* **Charts and diagrams as code**:
———
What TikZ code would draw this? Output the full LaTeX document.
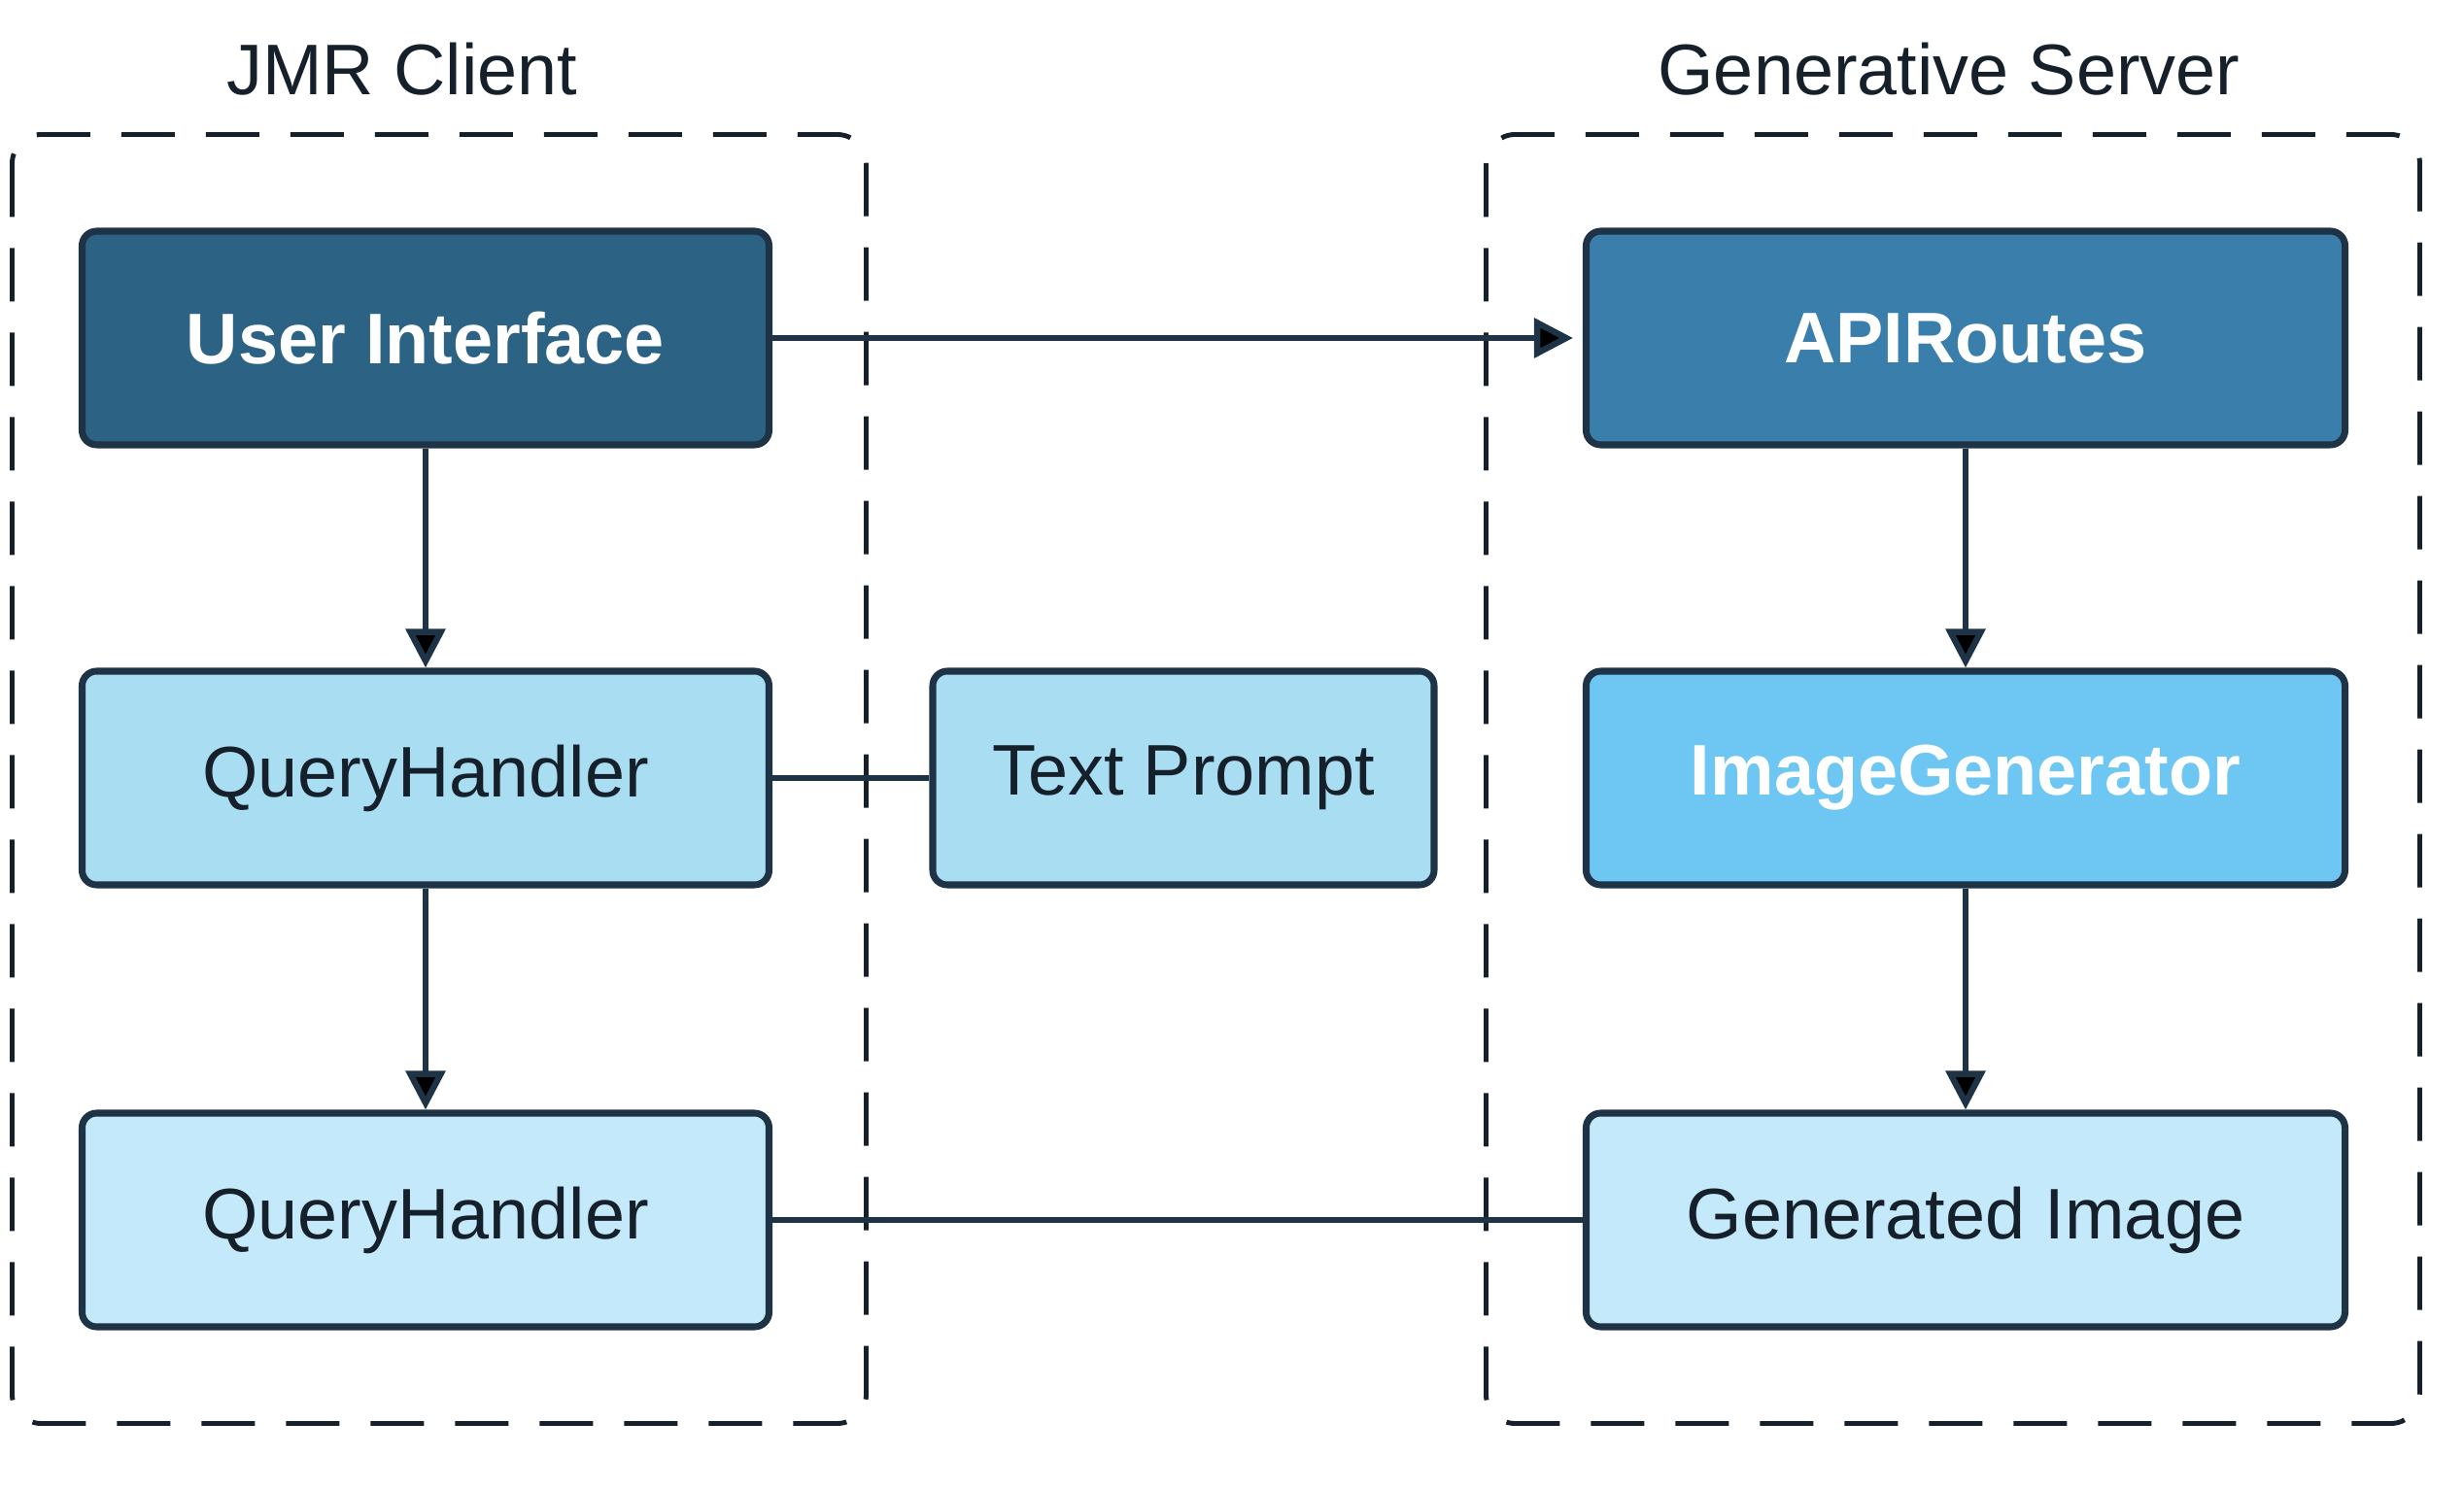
\documentclass[tikz,border=0pt]{standalone}
\usepackage{fontspec}
\setmainfont{Liberation Sans}
\usetikzlibrary{arrows.meta,positioning}

\definecolor{uidark}{HTML}{2C6283}
\definecolor{apiblue}{HTML}{3A7FAC}
\definecolor{genblue}{HTML}{6EC6F2}
\definecolor{qhblue}{HTML}{A8DDF2}
\definecolor{paleblue}{HTML}{C3E9FA}
\definecolor{edgedark}{HTML}{1E3446}
\definecolor{textdark}{HTML}{16202B}

\begin{document}
\begin{tikzpicture}[>={Triangle[length=0.4cm,width=0.4cm]}]
        \fontsize{21}{25}\selectfont
        \tikzstyle{box} = [rectangle,draw=edgedark,line width=2pt,rounded corners=0.15cm,minimum height=2.2cm]
        \tikzstyle{cli} = [box,minimum width=7.07cm]
        \tikzstyle{srv} = [box,minimum width=7.81cm]
        \tikzstyle{lite} = [text=textdark]
        \tikzstyle{strong} = [text=white,font=\bfseries]
        \tikzstyle{grp} = [draw=textdark,line width=1.4pt,dash pattern=on 0.55cm off 0.32cm,rounded corners=0.3cm]
        \tikzstyle{link} = [draw=edgedark,line width=1.8pt]

        \useasboundingbox (0,0) rectangle (25.36,-15.34);

        % client side
        \node[cli,fill=uidark,strong] (ui) at (4.38,-3.48) {User Interface};
        \node[cli,fill=qhblue,lite,below of=ui,node distance=4.53cm] (qh1) {QueryHandler};
        \node[cli,fill=paleblue,lite,below of=qh1,node distance=4.55cm] (qh2) {QueryHandler};
        \node[box,fill=qhblue,lite,minimum width=5.16cm,right of=qh1,node distance=7.8cm] (prompt) {Text Prompt};

        % server side
        \node[srv,fill=apiblue,strong,right of=ui,node distance=15.85cm] (api) {APIRoutes};
        \node[srv,fill=genblue,strong,below of=api,node distance=4.53cm] (gen) {ImageGenerator};
        \node[srv,fill=paleblue,lite,below of=gen,node distance=4.55cm] (img) {Generated Image};

        % groups
        \coordinate[above left=0.96cm and 0.685cm of ui.north west] (g11);
        \coordinate[below right=0.96cm and 0.965cm of qh2.south east] (g12);
        \draw[grp] (g11) rectangle (g12);
        \node[text=textdark] (client) at (4.14,-0.71) {JMR Client};

        \coordinate[above left=0.96cm and 0.995cm of api.north west] (g21);
        \coordinate[below right=0.96cm and 0.735cm of img.south east] (g22);
        \draw[grp] (g21) rectangle (g22);
        \node[text=textdark] (server) at (20.06,-0.71) {Generative Server};

        % links
        \path[link,->] (ui) edge (qh1);
        \path[link,->] (qh1) edge (qh2);
        \path[link,->,shorten >=0.1cm] (ui) edge (api);
        \path[link,->] (api) edge (gen);
        \path[link,->] (gen) edge (img);
        \path[link] (qh1) edge (prompt);
        \path[link] (qh2) edge (img);
      \end{tikzpicture}
\end{document}
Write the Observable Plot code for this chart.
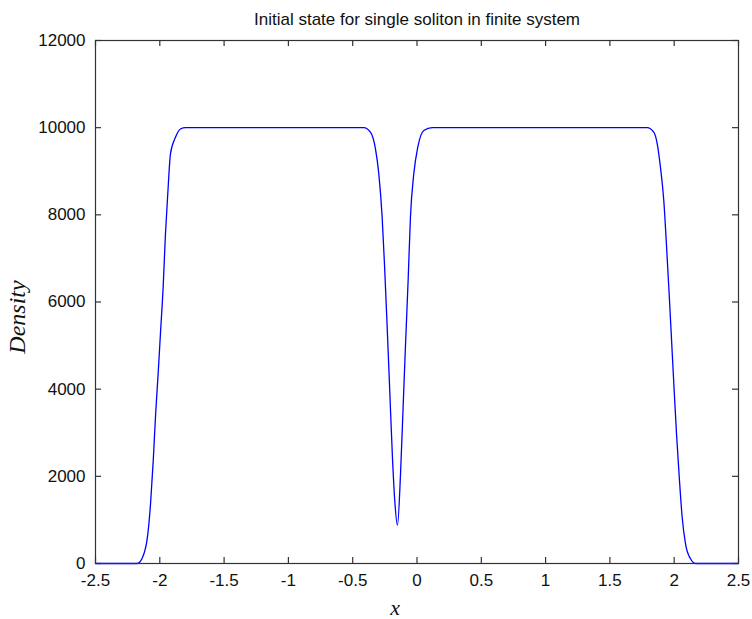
<!DOCTYPE html>
<html>
<head>
<meta charset="utf-8">
<script src="https://cdn.jsdelivr.net/npm/d3@7"></script>
<script src="https://cdn.jsdelivr.net/npm/@observablehq/plot@0.6"></script>
<style>
  html, body { margin: 0; padding: 0; background: #fff; }
  #chart { width: 752px; height: 619px; }
</style>
</head>
<body>
<div id="chart"></div>
<script>
const title = "Initial state for single soliton in finite system";
const xLabel = "x";
const yLabel = "Density";
const xTicks = [-2.5, -2, -1.5, -1, -0.5, 0, 0.5, 1, 1.5, 2, 2.5];
const yTicks = [0, 2000, 4000, 6000, 8000, 10000, 12000];

const xs = [
  -2.5, -2.176, -2.124, -2.093, -2.072, -2.051, -2.033, -2.012, -1.995, -1.974,
  -1.956, -1.938, -1.917, -1.878, -1.839, -1.80,
  -0.414, -0.362, -0.323, -0.297, -0.271, -0.253, -0.233, -0.212, -0.191, -0.173,
  -0.152, -0.128, -0.107, -0.089, -0.068, -0.051, -0.025, 0.006, 0.053, 0.118,
  1.790, 1.841, 1.868, 1.893, 1.919, 1.938, 1.958, 1.977, 1.997, 2.018,
  2.041, 2.062, 2.088, 2.127, 2.166, 2.5
];
const density = [
  0, 0, 220, 680, 1370, 2360, 3400, 4400, 5270, 6340,
  7560, 8480, 9400, 9780, 9970, 10000,
  10000, 9896, 9514, 8941, 7946, 6877, 5500, 3970, 2439, 1446,
  880, 2058, 3664, 5041, 6569, 7946, 8941, 9552, 9935, 10000,
  10000, 9896, 9630, 9093, 8329, 7411, 6340, 5270, 4123, 2975,
  1904, 1062, 452, 108, 0, 0
];

const points = xs.map((x, i) => ({x, y: density[i]}));

const W = 752, H = 619, ML = 95, MR = 14, MT = 40, MB = 56;
const innerW = W - ML - MR, innerH = H - MT - MB;
const tickLen = 6;
const axisColor = "#333333";
const sans = "'Liberation Sans', Arial, sans-serif";
const serif = "'Liberation Serif', 'Times New Roman', serif";

const chart = Plot.plot({
  width: W,
  height: H,
  marginLeft: ML,
  marginRight: MR,
  marginTop: MT,
  marginBottom: MB,
  style: {fontFamily: sans, fontSize: "17px", color: "#111", background: "#fff"},
  x: {domain: [-2.5, 2.5], ticks: xTicks, label: null},
  y: {domain: [0, 12000], ticks: yTicks, label: null},
  marks: [
    Plot.line(points, {x: "x", y: "y", stroke: "#0000ff", strokeWidth: 1.3, curve: "monotone-x"}),
    // inward tick marks on all four sides
    Plot.tickX(xTicks, {x: d => d, insetTop: innerH - tickLen, stroke: axisColor, strokeWidth: 1.2}),
    Plot.tickX(xTicks, {x: d => d, insetBottom: innerH - tickLen, stroke: axisColor, strokeWidth: 1.2}),
    Plot.tickY(yTicks, {y: d => d, insetRight: innerW - tickLen, stroke: axisColor, strokeWidth: 1.2}),
    Plot.tickY(yTicks, {y: d => d, insetLeft: innerW - tickLen, stroke: axisColor, strokeWidth: 1.2}),
    Plot.frame({stroke: axisColor, strokeWidth: 1.2}),
    Plot.axisX(xTicks, {anchor: "bottom", tickSize: 0, tickPadding: 10, fill: "#111", tickFormat: d => String(d), fontSize: 17}),
    Plot.axisY(yTicks, {anchor: "left", tickSize: 0, tickPadding: 10, fill: "#111", tickFormat: d => String(d), fontSize: 17}),
    Plot.text([title], {frameAnchor: "top", dy: -28, fontSize: 17, fill: "#111", fontFamily: sans}),
    Plot.text([yLabel], {frameAnchor: "left", textAnchor: "middle", lineAnchor: "middle", dx: -78, dy: 15, rotate: -90, fontSize: 24, fontStyle: "italic", fontFamily: serif, fill: "#111"}),
    Plot.text([xLabel], {frameAnchor: "bottom", textAnchor: "middle", lineAnchor: "middle", dx: -22, dy: 44, fontSize: 22, fontStyle: "italic", fontFamily: serif, fill: "#111"})
  ]
});
document.getElementById("chart").appendChild(chart);
</script>
</body>
</html>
———
* **Aim of the exercise**: Return the whole listing, word for word, and leave out every picture.

* **Output**:
What TikZ code would draw this? Output the full LaTeX document.
\documentclass[tikz,border=0pt]{standalone}
\usepackage{fontspec}
\setmainfont{Liberation Sans}
\usetikzlibrary{arrows.meta,positioning}

\definecolor{uidark}{HTML}{2C6283}
\definecolor{apiblue}{HTML}{3A7FAC}
\definecolor{genblue}{HTML}{6EC6F2}
\definecolor{qhblue}{HTML}{A8DDF2}
\definecolor{paleblue}{HTML}{C3E9FA}
\definecolor{edgedark}{HTML}{1E3446}
\definecolor{textdark}{HTML}{16202B}

\begin{document}
\begin{tikzpicture}[>={Triangle[length=0.4cm,width=0.4cm]}]
        \fontsize{21}{25}\selectfont
        \tikzstyle{box} = [rectangle,draw=edgedark,line width=2pt,rounded corners=0.15cm,minimum height=2.2cm]
        \tikzstyle{cli} = [box,minimum width=7.07cm]
        \tikzstyle{srv} = [box,minimum width=7.81cm]
        \tikzstyle{lite} = [text=textdark]
        \tikzstyle{strong} = [text=white,font=\bfseries]
        \tikzstyle{grp} = [draw=textdark,line width=1.4pt,dash pattern=on 0.55cm off 0.32cm,rounded corners=0.3cm]
        \tikzstyle{link} = [draw=edgedark,line width=1.8pt]

        \useasboundingbox (0,0) rectangle (25.36,-15.34);

        % client side
        \node[cli,fill=uidark,strong] (ui) at (4.38,-3.48) {User Interface};
        \node[cli,fill=qhblue,lite,below of=ui,node distance=4.53cm] (qh1) {QueryHandler};
        \node[cli,fill=paleblue,lite,below of=qh1,node distance=4.55cm] (qh2) {QueryHandler};
        \node[box,fill=qhblue,lite,minimum width=5.16cm,right of=qh1,node distance=7.8cm] (prompt) {Text Prompt};

        % server side
        \node[srv,fill=apiblue,strong,right of=ui,node distance=15.85cm] (api) {APIRoutes};
        \node[srv,fill=genblue,strong,below of=api,node distance=4.53cm] (gen) {ImageGenerator};
        \node[srv,fill=paleblue,lite,below of=gen,node distance=4.55cm] (img) {Generated Image};

        % groups
        \coordinate[above left=0.96cm and 0.685cm of ui.north west] (g11);
        \coordinate[below right=0.96cm and 0.965cm of qh2.south east] (g12);
        \draw[grp] (g11) rectangle (g12);
        \node[text=textdark] (client) at (4.14,-0.71) {JMR Client};

        \coordinate[above left=0.96cm and 0.995cm of api.north west] (g21);
        \coordinate[below right=0.96cm and 0.735cm of img.south east] (g22);
        \draw[grp] (g21) rectangle (g22);
        \node[text=textdark] (server) at (20.06,-0.71) {Generative Server};

        % links
        \path[link,->] (ui) edge (qh1);
        \path[link,->] (qh1) edge (qh2);
        \path[link,->,shorten >=0.1cm] (ui) edge (api);
        \path[link,->] (api) edge (gen);
        \path[link,->] (gen) edge (img);
        \path[link] (qh1) edge (prompt);
        \path[link] (qh2) edge (img);
      \end{tikzpicture}
\end{document}
Write the Observable Plot code for this chart.
<!DOCTYPE html>
<html>
<head>
<meta charset="utf-8">
<script src="https://cdn.jsdelivr.net/npm/d3@7"></script>
<script src="https://cdn.jsdelivr.net/npm/@observablehq/plot@0.6"></script>
<style>
  html, body { margin: 0; padding: 0; background: #fff; }
  #chart { width: 752px; height: 619px; }
</style>
</head>
<body>
<div id="chart"></div>
<script>
const title = "Initial state for single soliton in finite system";
const xLabel = "x";
const yLabel = "Density";
const xTicks = [-2.5, -2, -1.5, -1, -0.5, 0, 0.5, 1, 1.5, 2, 2.5];
const yTicks = [0, 2000, 4000, 6000, 8000, 10000, 12000];

const xs = [
  -2.5, -2.176, -2.124, -2.093, -2.072, -2.051, -2.033, -2.012, -1.995, -1.974,
  -1.956, -1.938, -1.917, -1.878, -1.839, -1.80,
  -0.414, -0.362, -0.323, -0.297, -0.271, -0.253, -0.233, -0.212, -0.191, -0.173,
  -0.152, -0.128, -0.107, -0.089, -0.068, -0.051, -0.025, 0.006, 0.053, 0.118,
  1.790, 1.841, 1.868, 1.893, 1.919, 1.938, 1.958, 1.977, 1.997, 2.018,
  2.041, 2.062, 2.088, 2.127, 2.166, 2.5
];
const density = [
  0, 0, 220, 680, 1370, 2360, 3400, 4400, 5270, 6340,
  7560, 8480, 9400, 9780, 9970, 10000,
  10000, 9896, 9514, 8941, 7946, 6877, 5500, 3970, 2439, 1446,
  880, 2058, 3664, 5041, 6569, 7946, 8941, 9552, 9935, 10000,
  10000, 9896, 9630, 9093, 8329, 7411, 6340, 5270, 4123, 2975,
  1904, 1062, 452, 108, 0, 0
];

const points = xs.map((x, i) => ({x, y: density[i]}));

const W = 752, H = 619, ML = 95, MR = 14, MT = 40, MB = 56;
const innerW = W - ML - MR, innerH = H - MT - MB;
const tickLen = 6;
const axisColor = "#333333";
const sans = "'Liberation Sans', Arial, sans-serif";
const serif = "'Liberation Serif', 'Times New Roman', serif";

const chart = Plot.plot({
  width: W,
  height: H,
  marginLeft: ML,
  marginRight: MR,
  marginTop: MT,
  marginBottom: MB,
  style: {fontFamily: sans, fontSize: "17px", color: "#111", background: "#fff"},
  x: {domain: [-2.5, 2.5], ticks: xTicks, label: null},
  y: {domain: [0, 12000], ticks: yTicks, label: null},
  marks: [
    Plot.line(points, {x: "x", y: "y", stroke: "#0000ff", strokeWidth: 1.3, curve: "monotone-x"}),
    // inward tick marks on all four sides
    Plot.tickX(xTicks, {x: d => d, insetTop: innerH - tickLen, stroke: axisColor, strokeWidth: 1.2}),
    Plot.tickX(xTicks, {x: d => d, insetBottom: innerH - tickLen, stroke: axisColor, strokeWidth: 1.2}),
    Plot.tickY(yTicks, {y: d => d, insetRight: innerW - tickLen, stroke: axisColor, strokeWidth: 1.2}),
    Plot.tickY(yTicks, {y: d => d, insetLeft: innerW - tickLen, stroke: axisColor, strokeWidth: 1.2}),
    Plot.frame({stroke: axisColor, strokeWidth: 1.2}),
    Plot.axisX(xTicks, {anchor: "bottom", tickSize: 0, tickPadding: 10, fill: "#111", tickFormat: d => String(d), fontSize: 17}),
    Plot.axisY(yTicks, {anchor: "left", tickSize: 0, tickPadding: 10, fill: "#111", tickFormat: d => String(d), fontSize: 17}),
    Plot.text([title], {frameAnchor: "top", dy: -28, fontSize: 17, fill: "#111", fontFamily: sans}),
    Plot.text([yLabel], {frameAnchor: "left", textAnchor: "middle", lineAnchor: "middle", dx: -78, dy: 15, rotate: -90, fontSize: 24, fontStyle: "italic", fontFamily: serif, fill: "#111"}),
    Plot.text([xLabel], {frameAnchor: "bottom", textAnchor: "middle", lineAnchor: "middle", dx: -22, dy: 44, fontSize: 22, fontStyle: "italic", fontFamily: serif, fill: "#111"})
  ]
});
document.getElementById("chart").appendChild(chart);
</script>
</body>
</html>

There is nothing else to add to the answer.